I have two datasets: a bulk RNAseq dataset for different samples, and a viability dataset with scores giving the effect of a treatment on sample.
From this dataset, I calculated the correlation of the different gene expression profiles with the viability scores for each treatment. So for each treatment, I have a list of genes and their correlation with the treatment-viability, and a p-value.
I want to rank this list as input for GSEA (previously used gseKEGG in ClusterProfiler). What is the best way to rank this gene list?
Possibilities I could imagine:
- correlation coefficient (from +1 to -1)
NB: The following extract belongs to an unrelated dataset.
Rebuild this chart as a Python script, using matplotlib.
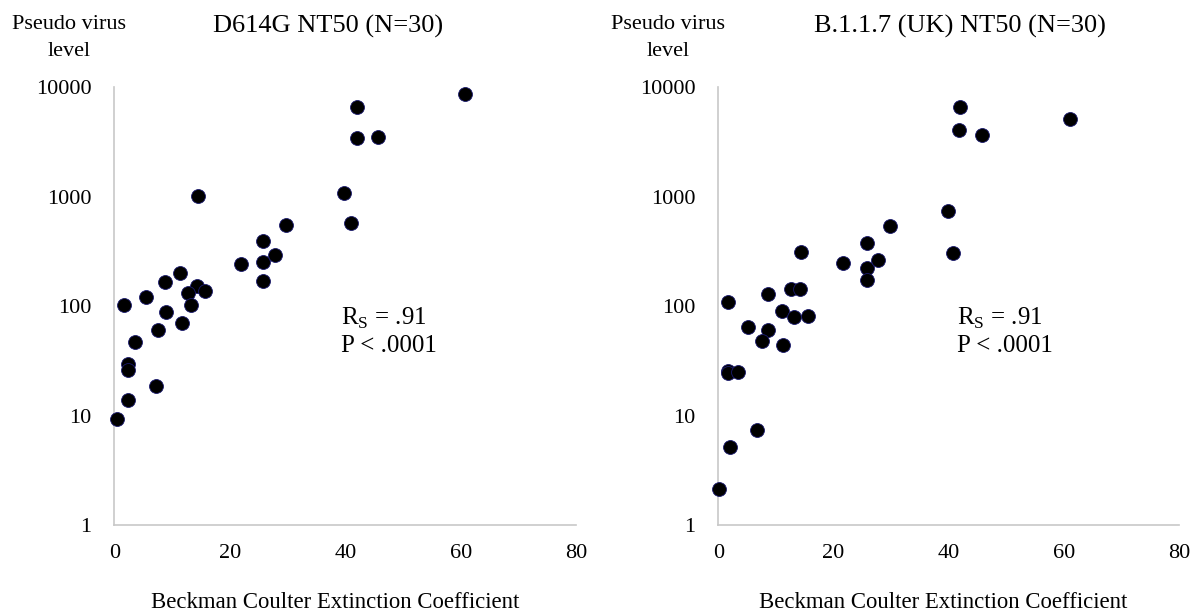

- sign(correlation coefficient) * -log10(p-value)
- p-value (from 0 to 1)
Using solely the correlation coefficient would be easier to interpret, as a high correlation would directly correspond to the effect of treatment on viability (gene correlated with sensitivity or resistance to treatment)
I would not really know how to interpret solely the p-value.
And using the combination formula with correlation coeff. and p-value would become more interpretable, but also a bit messy (gene significantly correlated with sensitivity or resistance to treatment). I drew on this possible formula, as I've seen it used for ranking DE (sign(FoldChange) * -log10(p) ), but I've also seen some critique of this as well.
Overall, I can't really find a good source for how to rank genes for GSEA outside of differential expression.